** BEGIN **
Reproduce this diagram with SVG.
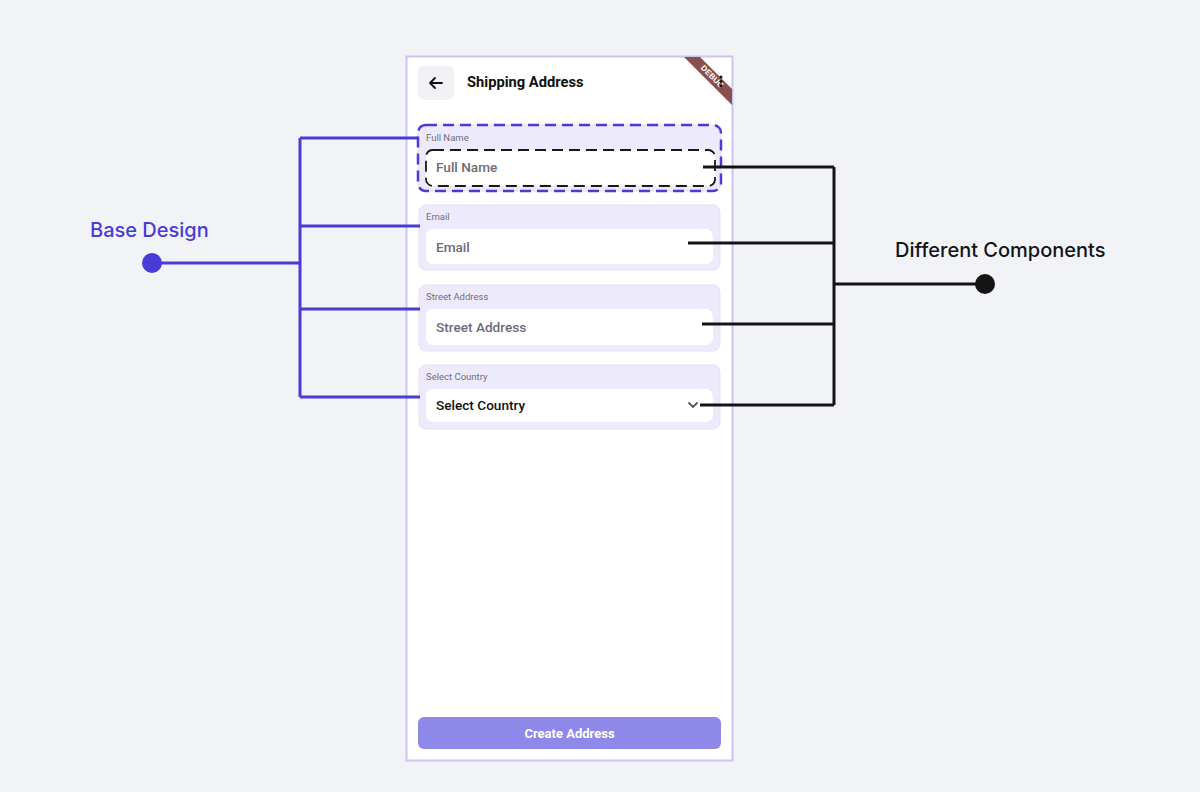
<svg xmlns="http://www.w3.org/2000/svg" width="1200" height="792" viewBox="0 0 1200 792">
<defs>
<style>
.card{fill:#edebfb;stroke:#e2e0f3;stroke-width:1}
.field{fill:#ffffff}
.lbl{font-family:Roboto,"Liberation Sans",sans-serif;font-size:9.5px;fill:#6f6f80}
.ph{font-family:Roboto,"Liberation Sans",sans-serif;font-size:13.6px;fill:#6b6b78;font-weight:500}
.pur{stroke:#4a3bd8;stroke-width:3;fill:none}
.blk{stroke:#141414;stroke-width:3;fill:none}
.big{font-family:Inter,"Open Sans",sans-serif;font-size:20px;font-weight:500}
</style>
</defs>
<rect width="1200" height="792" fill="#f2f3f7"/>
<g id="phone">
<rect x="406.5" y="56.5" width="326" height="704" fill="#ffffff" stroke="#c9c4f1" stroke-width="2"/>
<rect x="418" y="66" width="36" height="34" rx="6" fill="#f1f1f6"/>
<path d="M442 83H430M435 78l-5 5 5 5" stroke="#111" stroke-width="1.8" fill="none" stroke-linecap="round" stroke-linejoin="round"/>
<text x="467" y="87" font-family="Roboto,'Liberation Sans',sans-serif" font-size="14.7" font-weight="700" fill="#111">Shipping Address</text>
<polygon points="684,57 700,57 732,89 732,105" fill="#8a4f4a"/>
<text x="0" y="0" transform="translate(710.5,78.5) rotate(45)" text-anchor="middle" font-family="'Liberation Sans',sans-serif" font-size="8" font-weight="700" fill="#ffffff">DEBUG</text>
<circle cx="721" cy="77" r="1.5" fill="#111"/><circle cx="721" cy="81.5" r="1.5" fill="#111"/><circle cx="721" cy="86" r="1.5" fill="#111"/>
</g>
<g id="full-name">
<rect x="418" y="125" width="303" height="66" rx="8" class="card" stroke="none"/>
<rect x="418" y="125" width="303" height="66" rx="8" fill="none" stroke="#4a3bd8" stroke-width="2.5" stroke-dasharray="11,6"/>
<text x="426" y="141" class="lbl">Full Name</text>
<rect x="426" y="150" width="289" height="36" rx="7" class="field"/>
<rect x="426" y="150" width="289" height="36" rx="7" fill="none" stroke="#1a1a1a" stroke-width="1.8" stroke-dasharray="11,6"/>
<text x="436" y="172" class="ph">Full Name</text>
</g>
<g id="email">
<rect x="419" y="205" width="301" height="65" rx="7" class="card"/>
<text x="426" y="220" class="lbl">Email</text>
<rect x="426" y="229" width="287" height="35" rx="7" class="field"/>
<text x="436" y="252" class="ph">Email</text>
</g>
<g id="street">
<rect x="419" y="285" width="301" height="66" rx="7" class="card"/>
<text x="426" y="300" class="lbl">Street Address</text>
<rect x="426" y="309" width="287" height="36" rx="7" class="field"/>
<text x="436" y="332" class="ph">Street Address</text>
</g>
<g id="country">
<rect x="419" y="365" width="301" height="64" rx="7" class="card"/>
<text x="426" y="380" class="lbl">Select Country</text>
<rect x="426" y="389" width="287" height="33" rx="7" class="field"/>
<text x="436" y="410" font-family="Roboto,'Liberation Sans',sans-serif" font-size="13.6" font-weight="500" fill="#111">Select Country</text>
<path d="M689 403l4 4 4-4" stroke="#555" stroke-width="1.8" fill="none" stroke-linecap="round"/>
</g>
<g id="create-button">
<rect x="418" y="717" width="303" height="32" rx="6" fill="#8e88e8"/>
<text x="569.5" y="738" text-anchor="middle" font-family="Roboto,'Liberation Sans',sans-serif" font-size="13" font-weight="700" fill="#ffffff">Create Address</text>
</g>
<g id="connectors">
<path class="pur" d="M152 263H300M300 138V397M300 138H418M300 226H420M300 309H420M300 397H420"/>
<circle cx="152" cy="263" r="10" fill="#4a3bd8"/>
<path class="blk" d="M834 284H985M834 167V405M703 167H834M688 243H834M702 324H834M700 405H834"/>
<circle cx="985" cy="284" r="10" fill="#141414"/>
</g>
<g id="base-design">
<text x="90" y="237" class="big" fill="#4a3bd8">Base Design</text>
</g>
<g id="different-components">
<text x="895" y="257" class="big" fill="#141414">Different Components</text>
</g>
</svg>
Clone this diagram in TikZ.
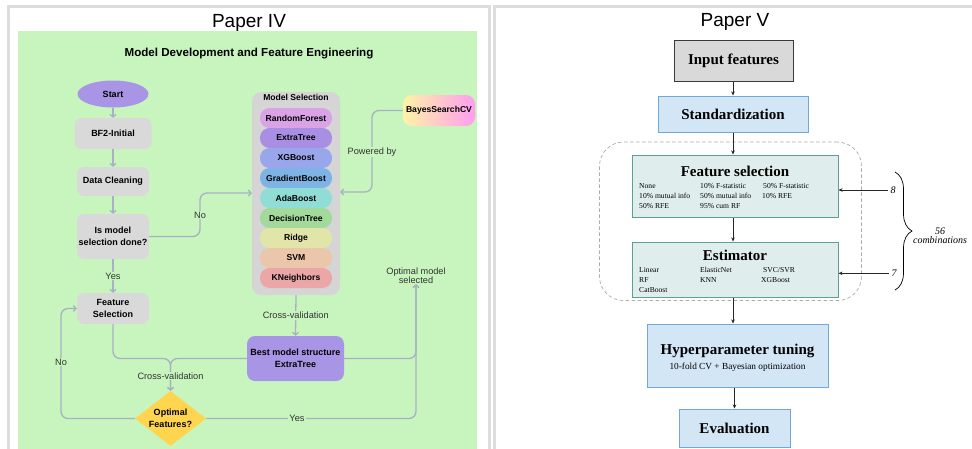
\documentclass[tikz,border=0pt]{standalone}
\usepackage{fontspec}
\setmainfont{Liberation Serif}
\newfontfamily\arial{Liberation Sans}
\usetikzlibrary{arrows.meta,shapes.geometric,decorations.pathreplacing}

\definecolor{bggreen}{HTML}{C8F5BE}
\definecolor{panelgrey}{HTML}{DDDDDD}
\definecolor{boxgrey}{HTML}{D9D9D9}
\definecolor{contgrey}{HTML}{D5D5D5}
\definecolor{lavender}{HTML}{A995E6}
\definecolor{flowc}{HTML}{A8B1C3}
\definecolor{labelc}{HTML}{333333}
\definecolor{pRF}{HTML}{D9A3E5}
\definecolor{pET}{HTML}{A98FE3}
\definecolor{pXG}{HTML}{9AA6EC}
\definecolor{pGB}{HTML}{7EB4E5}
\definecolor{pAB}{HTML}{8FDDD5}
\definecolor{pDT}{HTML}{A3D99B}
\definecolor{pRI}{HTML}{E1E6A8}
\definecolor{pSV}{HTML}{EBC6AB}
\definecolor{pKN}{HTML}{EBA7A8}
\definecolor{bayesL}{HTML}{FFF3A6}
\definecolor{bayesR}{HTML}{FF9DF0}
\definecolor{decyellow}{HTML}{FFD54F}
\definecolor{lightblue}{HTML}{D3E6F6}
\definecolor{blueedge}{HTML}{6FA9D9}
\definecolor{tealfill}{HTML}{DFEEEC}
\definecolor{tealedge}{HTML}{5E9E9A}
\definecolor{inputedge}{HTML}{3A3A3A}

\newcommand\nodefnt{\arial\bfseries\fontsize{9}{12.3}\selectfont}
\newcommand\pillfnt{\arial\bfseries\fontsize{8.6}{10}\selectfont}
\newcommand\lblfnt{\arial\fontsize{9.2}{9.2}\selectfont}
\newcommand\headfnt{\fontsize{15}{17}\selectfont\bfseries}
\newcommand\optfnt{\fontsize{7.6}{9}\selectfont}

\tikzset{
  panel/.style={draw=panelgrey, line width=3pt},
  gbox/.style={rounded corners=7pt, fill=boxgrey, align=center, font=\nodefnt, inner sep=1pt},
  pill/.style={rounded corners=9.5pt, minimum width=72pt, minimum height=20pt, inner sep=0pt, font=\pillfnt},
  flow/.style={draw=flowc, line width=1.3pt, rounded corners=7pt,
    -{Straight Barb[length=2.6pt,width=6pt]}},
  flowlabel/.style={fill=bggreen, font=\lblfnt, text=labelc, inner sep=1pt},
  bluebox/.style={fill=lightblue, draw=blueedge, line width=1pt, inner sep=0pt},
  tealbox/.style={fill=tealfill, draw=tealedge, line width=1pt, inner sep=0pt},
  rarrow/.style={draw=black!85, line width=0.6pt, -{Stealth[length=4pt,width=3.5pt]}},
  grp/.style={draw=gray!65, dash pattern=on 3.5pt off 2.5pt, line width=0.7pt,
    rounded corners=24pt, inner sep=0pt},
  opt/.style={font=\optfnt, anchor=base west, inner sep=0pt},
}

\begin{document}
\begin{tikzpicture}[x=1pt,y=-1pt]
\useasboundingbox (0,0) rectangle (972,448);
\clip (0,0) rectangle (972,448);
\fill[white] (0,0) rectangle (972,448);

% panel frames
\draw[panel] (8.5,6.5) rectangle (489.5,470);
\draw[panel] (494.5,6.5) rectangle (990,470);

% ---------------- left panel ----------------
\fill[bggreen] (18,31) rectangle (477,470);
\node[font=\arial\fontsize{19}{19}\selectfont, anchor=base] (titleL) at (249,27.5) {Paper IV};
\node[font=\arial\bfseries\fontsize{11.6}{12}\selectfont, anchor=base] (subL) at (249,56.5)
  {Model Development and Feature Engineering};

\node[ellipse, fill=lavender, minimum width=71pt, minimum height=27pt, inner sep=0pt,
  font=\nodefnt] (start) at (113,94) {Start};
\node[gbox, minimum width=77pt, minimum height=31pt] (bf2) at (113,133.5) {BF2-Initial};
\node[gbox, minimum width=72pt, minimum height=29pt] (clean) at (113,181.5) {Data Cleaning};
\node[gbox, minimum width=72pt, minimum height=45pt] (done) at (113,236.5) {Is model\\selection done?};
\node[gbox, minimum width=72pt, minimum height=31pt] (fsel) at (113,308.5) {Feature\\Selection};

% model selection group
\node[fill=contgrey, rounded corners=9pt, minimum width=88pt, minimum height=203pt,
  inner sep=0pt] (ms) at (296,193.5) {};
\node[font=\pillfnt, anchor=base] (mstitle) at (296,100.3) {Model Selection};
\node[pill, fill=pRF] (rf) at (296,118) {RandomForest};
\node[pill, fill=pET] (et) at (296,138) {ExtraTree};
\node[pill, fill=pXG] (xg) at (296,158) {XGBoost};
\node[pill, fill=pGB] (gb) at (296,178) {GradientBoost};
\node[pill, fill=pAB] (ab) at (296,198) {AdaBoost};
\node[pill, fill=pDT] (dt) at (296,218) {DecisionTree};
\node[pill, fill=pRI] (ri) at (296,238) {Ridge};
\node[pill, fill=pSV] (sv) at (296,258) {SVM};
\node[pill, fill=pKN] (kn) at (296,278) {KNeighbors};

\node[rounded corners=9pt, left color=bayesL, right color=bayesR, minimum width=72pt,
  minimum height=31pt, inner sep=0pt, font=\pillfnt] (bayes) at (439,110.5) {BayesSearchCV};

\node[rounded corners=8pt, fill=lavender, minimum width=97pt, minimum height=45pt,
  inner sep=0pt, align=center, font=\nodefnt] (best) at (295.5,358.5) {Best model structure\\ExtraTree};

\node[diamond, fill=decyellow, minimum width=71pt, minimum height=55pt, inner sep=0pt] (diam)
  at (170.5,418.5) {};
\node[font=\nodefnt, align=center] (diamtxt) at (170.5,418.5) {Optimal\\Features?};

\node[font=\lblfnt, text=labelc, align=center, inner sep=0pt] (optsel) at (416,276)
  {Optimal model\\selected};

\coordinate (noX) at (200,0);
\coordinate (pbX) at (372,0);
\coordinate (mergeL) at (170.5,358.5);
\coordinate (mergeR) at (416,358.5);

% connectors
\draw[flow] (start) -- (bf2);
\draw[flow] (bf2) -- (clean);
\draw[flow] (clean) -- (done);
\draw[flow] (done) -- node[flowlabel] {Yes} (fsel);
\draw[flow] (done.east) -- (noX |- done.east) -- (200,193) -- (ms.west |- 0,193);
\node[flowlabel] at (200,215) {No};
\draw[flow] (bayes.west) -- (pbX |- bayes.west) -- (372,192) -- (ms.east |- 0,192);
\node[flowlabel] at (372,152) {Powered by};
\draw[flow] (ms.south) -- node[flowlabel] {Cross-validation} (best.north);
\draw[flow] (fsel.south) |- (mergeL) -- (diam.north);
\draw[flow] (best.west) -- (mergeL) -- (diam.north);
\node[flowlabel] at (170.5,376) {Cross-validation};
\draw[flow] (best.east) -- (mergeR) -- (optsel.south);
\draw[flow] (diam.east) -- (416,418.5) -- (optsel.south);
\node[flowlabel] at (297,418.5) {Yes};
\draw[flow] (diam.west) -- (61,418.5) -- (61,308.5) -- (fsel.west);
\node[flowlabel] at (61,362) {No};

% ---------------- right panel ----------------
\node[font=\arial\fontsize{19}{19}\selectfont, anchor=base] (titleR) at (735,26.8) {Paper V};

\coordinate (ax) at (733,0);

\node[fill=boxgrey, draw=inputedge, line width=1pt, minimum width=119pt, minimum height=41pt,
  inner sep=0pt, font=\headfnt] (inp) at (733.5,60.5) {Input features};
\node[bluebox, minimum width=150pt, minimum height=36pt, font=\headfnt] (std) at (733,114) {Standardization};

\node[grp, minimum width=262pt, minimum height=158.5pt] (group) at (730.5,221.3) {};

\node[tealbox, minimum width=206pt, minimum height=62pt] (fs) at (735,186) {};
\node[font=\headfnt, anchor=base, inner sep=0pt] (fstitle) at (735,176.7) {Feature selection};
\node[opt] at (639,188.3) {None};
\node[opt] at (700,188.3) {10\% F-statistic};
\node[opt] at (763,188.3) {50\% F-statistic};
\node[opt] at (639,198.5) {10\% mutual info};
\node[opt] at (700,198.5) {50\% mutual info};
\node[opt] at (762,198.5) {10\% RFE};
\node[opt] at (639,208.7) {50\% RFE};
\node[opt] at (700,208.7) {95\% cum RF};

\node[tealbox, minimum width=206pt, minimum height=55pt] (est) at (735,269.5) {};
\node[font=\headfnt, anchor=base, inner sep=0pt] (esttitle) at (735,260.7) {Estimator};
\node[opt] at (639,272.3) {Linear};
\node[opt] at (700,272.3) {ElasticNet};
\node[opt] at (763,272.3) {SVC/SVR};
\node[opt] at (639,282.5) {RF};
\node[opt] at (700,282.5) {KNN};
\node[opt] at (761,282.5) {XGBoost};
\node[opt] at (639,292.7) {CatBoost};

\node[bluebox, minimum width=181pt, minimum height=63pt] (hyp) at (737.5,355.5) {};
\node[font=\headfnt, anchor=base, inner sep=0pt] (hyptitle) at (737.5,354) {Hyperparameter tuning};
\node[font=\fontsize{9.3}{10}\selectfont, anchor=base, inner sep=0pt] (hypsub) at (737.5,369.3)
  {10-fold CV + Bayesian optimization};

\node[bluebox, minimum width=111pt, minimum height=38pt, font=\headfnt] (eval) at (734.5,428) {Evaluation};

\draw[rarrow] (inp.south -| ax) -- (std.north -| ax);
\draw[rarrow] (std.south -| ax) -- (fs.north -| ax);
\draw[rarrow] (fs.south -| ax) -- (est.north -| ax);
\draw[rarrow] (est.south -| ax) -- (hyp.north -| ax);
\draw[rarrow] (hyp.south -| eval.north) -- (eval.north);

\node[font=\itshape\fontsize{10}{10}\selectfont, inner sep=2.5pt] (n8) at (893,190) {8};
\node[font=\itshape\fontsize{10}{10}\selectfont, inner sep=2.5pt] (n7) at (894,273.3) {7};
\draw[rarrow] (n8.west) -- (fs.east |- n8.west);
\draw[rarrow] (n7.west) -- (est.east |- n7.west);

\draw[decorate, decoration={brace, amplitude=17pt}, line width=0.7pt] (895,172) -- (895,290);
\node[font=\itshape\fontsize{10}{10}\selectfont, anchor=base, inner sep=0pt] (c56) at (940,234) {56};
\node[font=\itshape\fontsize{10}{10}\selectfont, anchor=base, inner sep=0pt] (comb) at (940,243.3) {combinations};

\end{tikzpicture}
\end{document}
** END **
**Stated exercise:** Take every line from the records above that has the word "diagram" and copy it.

**Task solution:**
Reproduce this diagram with SVG.
Clone this diagram in TikZ.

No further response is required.